I have to admit, I was sketched out by adding the raw egg to the base.  I even considered omitting it.  Next time I make them, I'll probably buy some of that fake egg product, just to be on the safe side.

I doubled the receipe and put them into my 9x13 pan instead of the 8x8 the recipe calls for, and it worked out beautifully.  My plan was to put them in the freezer as part of my Christmas baking.  Now I'm not sure if they're going to be put in the freezer, or into my belly.

Getting it Together

It's hard to believe it's December already.  BB is 6.5 months old now.  I finally feel like I'm finally getting it together.  I'm much closer to running my house.  It feels good.  Last week I started with a to-do list.  It's helping to keep me focused.  When I had completed the list at the end of the week, I felt a sense of accomplishment.  My computer died last week, and while I was offline, I got a lot of stuff done.  I've discovered that I waste a lot of time sitting here!  Now that I'm back online with a new computer (not a nice expense to have so close to Christmas!) I'm aware of what a time waster it can be.  

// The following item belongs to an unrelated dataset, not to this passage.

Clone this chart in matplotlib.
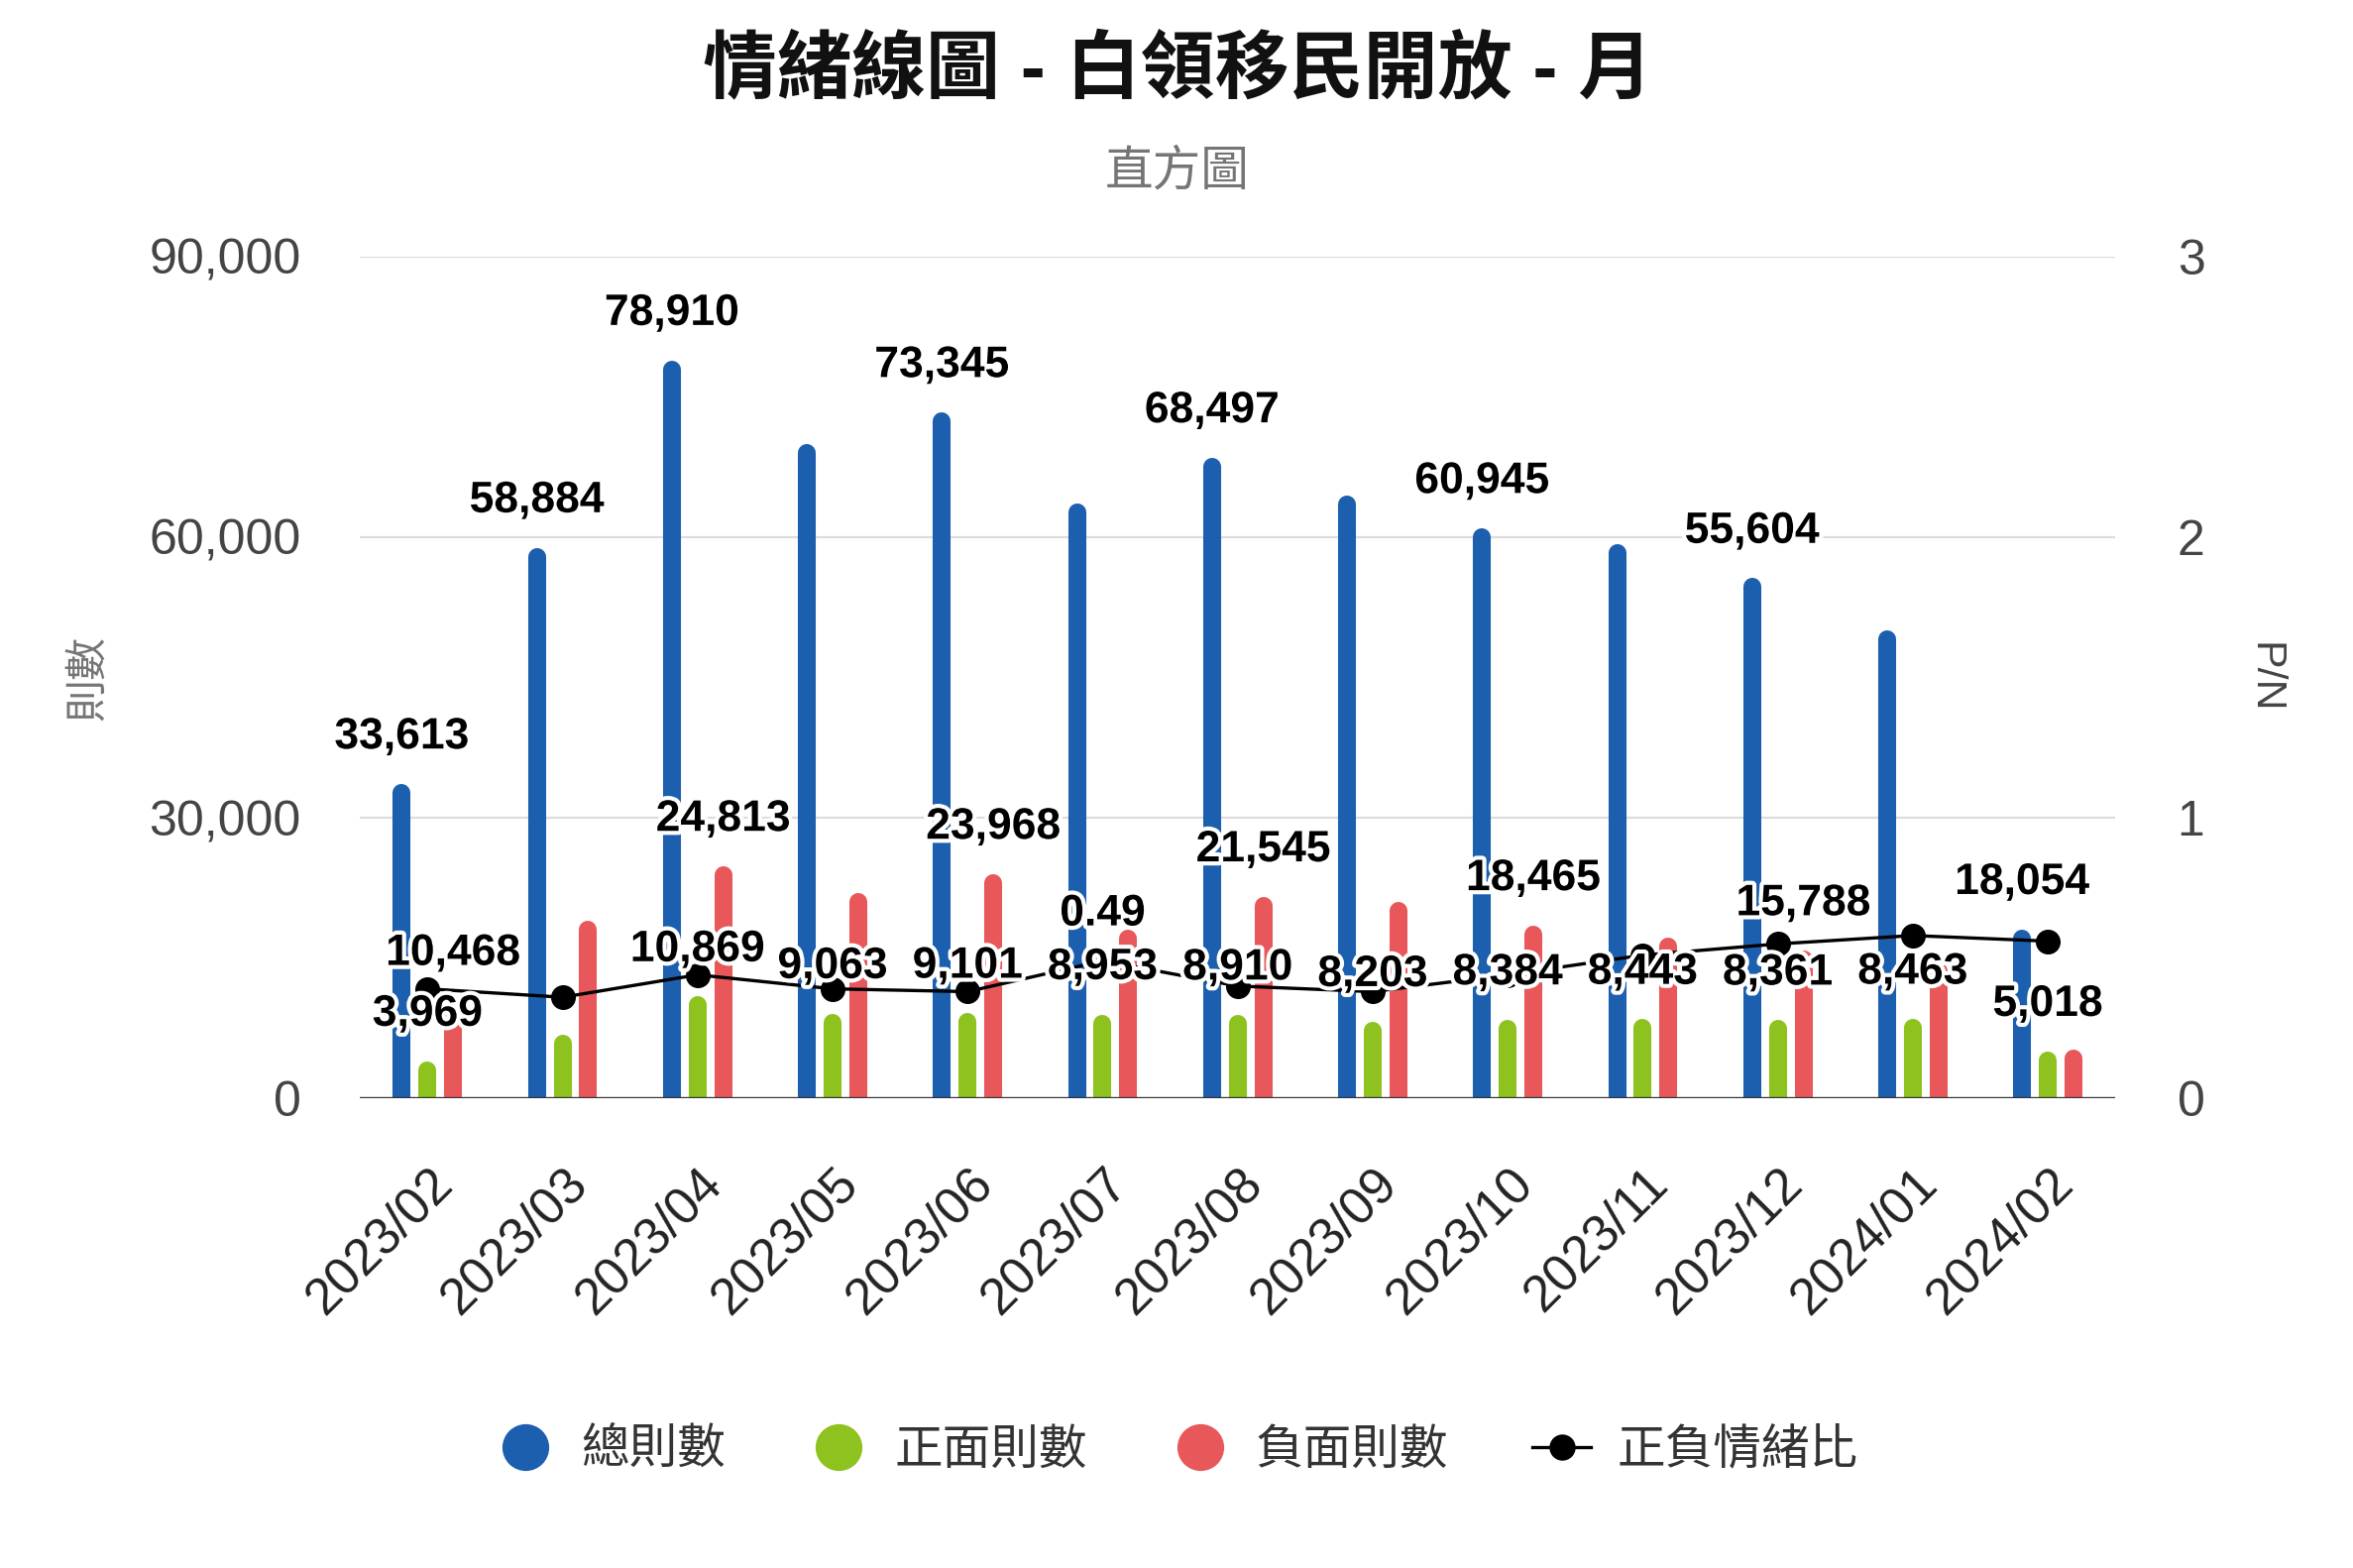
import matplotlib
matplotlib.use('Agg')
import matplotlib.pyplot as plt
import matplotlib.patheffects as pe
from matplotlib.lines import Line2D
from matplotlib.transforms import ScaledTranslation
import numpy as np

plt.rcParams['font.family'] = ['Liberation Sans', 'Noto Sans CJK TC', 'DejaVu Sans']

# datos
months = ['2023/02', '2023/03', '2023/04', '2023/05', '2023/06', '2023/07', '2023/08',
          '2023/09', '2023/10', '2023/11', '2023/12', '2024/01', '2024/02']
total = [33613, 58884, 78910, 70000, 73345, 63600, 68497, 64400, 60945, 59300, 55604, 50000, 18054]
positive = [3969, 6800, 10869, 9063, 9101, 8953, 8910, 8203, 8384, 8443, 8361, 8463, 5018]
negative = [10468, 18950, 24813, 21900, 23968, 18000, 21545, 21000, 18465, 17200, 15788, 14500, 5200]
ratio = [0.39, 0.36, 0.44, 0.39, 0.38, 0.49, 0.40, 0.38, 0.44, 0.51, 0.55, 0.58, 0.56]

# que etiquetas se ven en el grafico original
show_total = [1, 1, 1, 0, 1, 0, 1, 0, 1, 0, 1, 0, 1]
show_neg = [1, 0, 1, 0, 1, 0, 1, 0, 1, 0, 1, 0, 0]
show_pos = [1, 0, 1, 1, 1, 1, 1, 1, 1, 1, 1, 1, 1]
show_ratio = [0, 0, 0, 0, 0, 1, 0, 0, 0, 0, 0, 0, 0]

series_names = ['總則數', '正面則數', '負面則數', '正負情緒比']
blue, green, red = '#1c5faf', '#8dc21f', '#e8585a'

fig = plt.figure(figsize=(23.74, 15.82), dpi=100)
ax = fig.add_axes([0.153, 0.2996, 0.746, 0.5367])
ax2 = ax.twinx()

x = np.arange(len(months))
off = 0.19
# barras redondeadas: lineas gruesas con punta redonda, corridas hacia abajo el radio de la punta
shift = ScaledTranslation(0, -9 / 100, fig.dpi_scale_trans)
for dx, vals, col in [(-off, total, blue), (0, positive, green), (off, negative, red)]:
    ax.vlines(x + dx, 0, vals, colors=col, linewidth=13, capstyle='round',
              transform=ax.transData + shift, zorder=2)

ax.set_xlim(-0.5, len(months) - 0.5)
ax.set_ylim(0, 90000)
ax.set_yticks([0, 30000, 60000, 90000])
ax.set_yticklabels(['{:,}'.format(v) for v in [0, 30000, 60000, 90000]])
ax.grid(axis='y', color='#dcdcdc', linewidth=1.6)
ax.set_axisbelow(True)
ax.axhline(0, color='#333333', linewidth=2.4, zorder=4)
ax.tick_params(axis='y', length=0, pad=43, labelsize=36, labelcolor='#444444')
ax.set_xticks(x)
ax.set_xticklabels(months, rotation=45, ha='right', rotation_mode='anchor')
ax.tick_params(axis='x', length=0, pad=44, labelsize=37, labelcolor='#222222')
ax.set_ylabel('則數', fontsize=31, color='#757575')
ax.yaxis.set_label_coords(-0.143, 0.5)

ax2.plot(x, ratio, color='black', linewidth=2.4, marker='o', markersize=17, zorder=3)
ax2.set_ylim(0, 3)
ax2.set_yticks([0, 1, 2, 3])
ax2.tick_params(axis='y', length=0, pad=45, labelsize=36, labelcolor='#444444')
ax2.set_ylabel('P/N', fontsize=31, color='#444444', rotation=-90, va='center')
ax2.yaxis.set_label_coords(1.085, 0.5)

for a in (ax, ax2):
    for s in a.spines.values():
        s.set_visible(False)

halo = [pe.withStroke(linewidth=6, foreground='white')]


def etiquetas(vals, mask, dx, fmt, coords):
    for i, v in enumerate(vals):
        if mask[i]:
            ax2.annotate(fmt(v), xy=(x[i] + dx, v), xycoords=coords,
                         xytext=(0, 34), textcoords='offset points',
                         ha='center', va='center', fontsize=32, fontweight='bold',
                         color='black', path_effects=halo, zorder=6)


etiquetas(total, show_total, -off, lambda v: '{:,}'.format(v), ax.transData)
etiquetas(negative, show_neg, off, lambda v: '{:,}'.format(v), ax.transData)
etiquetas(positive, show_pos, 0, lambda v: '{:,}'.format(v), ax.transData)
etiquetas(ratio, show_ratio, 0, lambda v: '{:.2f}'.format(v), ax2.transData)

fig.text(0.5004, 1 - 71 / 1582, '情緒線圖 - 白領移民開放 - 月', ha='center', va='center',
         fontsize=54, fontweight='bold', color='#111111')
fig.text(0.5004, 1 - 174 / 1582, '直方圖', ha='center', va='center',
         fontsize=35, color='#757575')

handles = [
    Line2D([], [], linestyle='none', marker='o', markersize=33, color=blue),
    Line2D([], [], linestyle='none', marker='o', markersize=33, color=green),
    Line2D([], [], linestyle='none', marker='o', markersize=33, color=red),
    Line2D([], [], color='black', linewidth=2.4, marker='o', markersize=18),
]
leg = fig.legend(handles, series_names, loc='center', bbox_to_anchor=(0.5004, 1 - 1464 / 1582),
                 ncol=4, frameon=False, fontsize=35, handlelength=1.2, handletextpad=0.55,
                 columnspacing=1.75)
for t in leg.get_texts():
    t.set_color('#333333')

fig.savefig('out.png', dpi=100)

A friend came to visit at 11:00 on Sunday.  I slept in Sunday morning, and when I woke up I didn't have to go into a mad panic to clean, because my house was already clean.  I just had to quickly put a few things away and tidy up, and I was ready to go.  I even had time to whip up a batch to cinnamon sticky buns before she arrived.

My to-do list for this week is already quite long.   But I know I can get it done, as long as I stay focused.  

Perhaps eventually I'll be able to move all of this goodness to the basement...  now that's a disaster.